Nevertheless, petitioner is not entitled to have the $4.55 of income attributable to the recovery of the bad debt excluded from its excess profits net income. As we said in Boyd-Richardson, supra, section 711(a)(1)(E), which is identical to section 711(a)(2)(H), reveals that Congress did not want excess profits net income to include recoveries on bad debts, since such recoveries had no real relation to the operations of the current year but represented earnings of a previous year for which there was no excess profits tax. There is nothing in the record to show that the $4.55 of bad debt here sought to be excluded was not allowable as a bad debt deduction for a taxable year beginning after January 1, 1940, when there was an excess profits tax. Accordingly, petitioner might have received an excess profits tax benefit by the deduction of the $4.55 bad debt and would not be entitled to the exclusion of the recovery now.

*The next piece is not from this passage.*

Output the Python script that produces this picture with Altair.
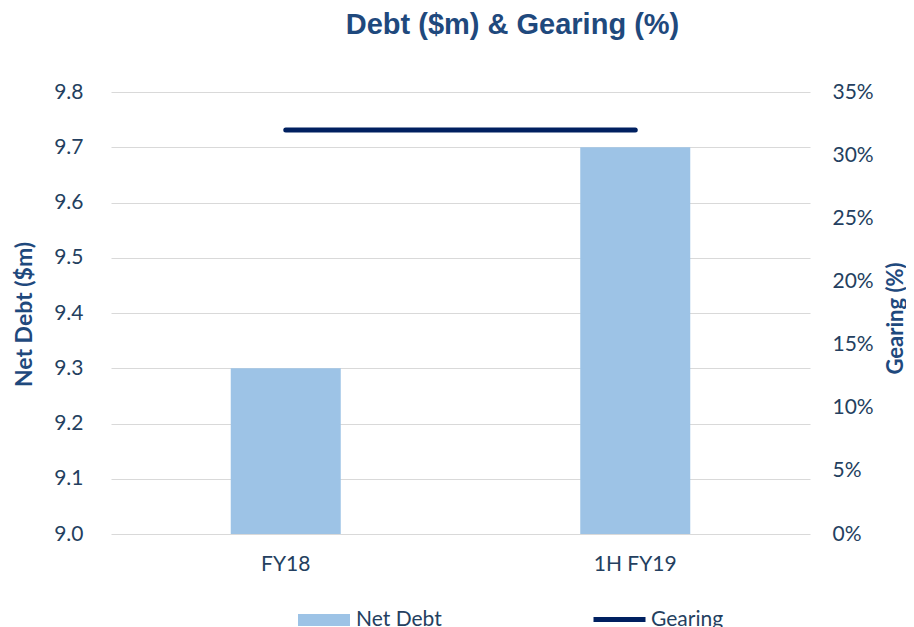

Respondent has specifically raised on brief the point that petitioner has not shown that the bad debt was allowable for a taxable year beginning prior to January 1, 1940. Since petitioner has failed to prove otherwise, respondent's determination must be sustained. Welch v. Helvering, 290 U.S. 111. The fact that the Commissioner assigned the unsound reason in his deficiency letter that the bad debt was includible in petitioner's excess profits income because petitioner was on the reserve method of treating bad debts is immaterial. Helvering v. Gowran, 302 U.S. 238; James P. Gossett, 22 B.T.A. 1279; affd., 59 Fed.(2d) 365.
Decision will be entered for respondent.